Tenemos que celebrar la incorporaciones de subjetividades, identidades y el activismo del cuerpo sexuado dentro del repertorio y el archivo artístico, sí, pero por odioso que pueda ser, debemos detenernos en las configuraciones temporales, en los modos escriturales y en las referencias utilizadas para contar ciertas historias de nuestra política sexual y sus genealogías torcidas.

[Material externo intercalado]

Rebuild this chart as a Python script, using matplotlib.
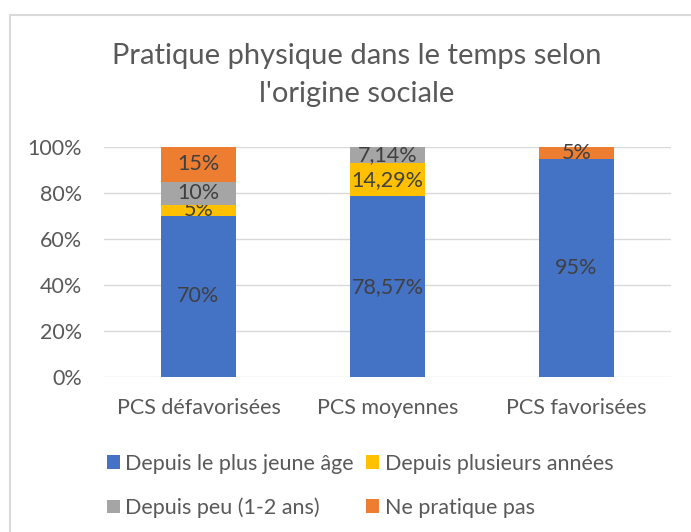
import numpy as np
import matplotlib.pyplot as plt
from matplotlib.lines import Line2D

categories = ['PCS défavorisées', 'PCS moyennes', 'PCS favorisées']
series_names = ['Depuis le plus jeune âge', 'Depuis plusieurs années',
                'Depuis peu (1-2 ans)', 'Ne pratique pas']
jeune_age = [70, 78.57, 95]
plusieurs_annees = [5, 14.29, 0]
depuis_peu = [10, 7.14, 0]
ne_pratique_pas = [15, 0, 5]
labels = [['70%', '78,57%', '95%'],
          ['5%', '14,29%', ''],
          ['10%', '7,14%', ''],
          ['15%', '', '5%']]
colors = ['#4472C4', '#FFC000', '#A5A5A5', '#ED7D31']

plt.rcParams['font.family'] = ['Lato', 'DejaVu Sans']
txt = '#595959'

fig = plt.figure(figsize=(6.91, 5.32), dpi=100)
ax = fig.add_axes([104 / 691, 1 - 377 / 532, 567 / 691, 230 / 532])

x = np.arange(len(categories))
bottom = np.zeros(len(categories))
for vals, name, col, labs in zip([jeune_age, plusieurs_annees, depuis_peu, ne_pratique_pas],
                                 series_names, colors, labels):
    vals = np.array(vals, dtype=float)
    bars = ax.bar(x, vals, 0.4, bottom=bottom, color=col, label=name, zorder=3)
    ax.bar_label(bars, labels=labs, label_type='center', color='#404040', fontsize=15.5)
    bottom += vals

ax.set_xlim(-0.5, 2.5)
ax.set_ylim(0, 100)
ax.set_yticks(np.arange(0, 101, 20))
ax.set_yticklabels([f'{v}%' for v in range(0, 101, 20)])
ax.set_xticks(x)
ax.set_xticklabels(categories)
ax.tick_params(length=0, labelsize=15.5, labelcolor=txt)
ax.tick_params(axis='y', pad=16)
ax.tick_params(axis='x', pad=15)
ax.grid(axis='y', color='#D9D9D9', linewidth=1, zorder=0)
for s in ax.spines.values():
    s.set_visible(False)

fig.text(357 / 691, 1 - 75 / 532, "Pratique physique dans le temps selon\nl'origine sociale",
         ha='center', va='center', fontsize=21, color=txt, linespacing=1.55)

h, l = ax.get_legend_handles_labels()
order = [0, 2, 1, 3]
leg = fig.legend([h[i] for i in order], [l[i] for i in order],
                 loc='center', bbox_to_anchor=(360 / 691, 1 - 486 / 532), ncol=2,
                 frameon=False, fontsize=15.5, labelcolor=txt, handlelength=0.6,
                 handleheight=0.6, handletextpad=0.25, columnspacing=0.6,
                 labelspacing=1.1)

fig.add_artist(Line2D([10 / 691, 10 / 691], [0, 1 - 15 / 532], color='#D9D9D9', lw=1.5))
fig.add_artist(Line2D([10 / 691, 1], [1 - 15 / 532, 1 - 15 / 532], color='#D9D9D9', lw=1.5))

fig.savefig('out.png', dpi=100)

Una de las escritoras y críticas mayormente referenciada, discutida, citada, leída, acusada, puesta en jaque y muchas veces irrespetuosamente comentada en este ensayo es la intelectual feminista Nelly Richard, quién a través de su intenso e incansable trabajo en la visualidad y en la formación de un espacio intelectual desde los años 80 hasta hoy ha generado un mapa de relaciones, resistencias y posibilidades de enunciación. Debemos celebrar su infatigable deseo crítico. De hecho, este año nos presenta el video arte y política 2005-2015 (fragmentos) que bajo su política del resto y la opacidad, nos presenta un trabajo fascinante y necesario, una mezcla poco ortodoxa del mundo del arte y la política, aunando tiempos y obras a partir de las voces y los silencios. El video rescata la creatividad de la protesta estudiantil junto a trabajos consagrados del mundo del arte. Creo que el video impulsa a seguir en construir momentos, trazar puntos de contacto e intensificar la mirada sexual en los que no están y eso es lo más importante.

Me gusta pensar a Nelly como la gran maestra —así dicen los mexicanos—de la historia y teoría del arte local, siempre a extramuros de la universidad, moviéndose en los intersticios, una tránsfuga de la academia que así como ha dicho Rancière establece un lugar emancipador, la construcción de una vecindad política e intelectual, alejada de las lógicas embrutecedoras de la pedagogía, activando siempre un debate público, feminista y horizontal.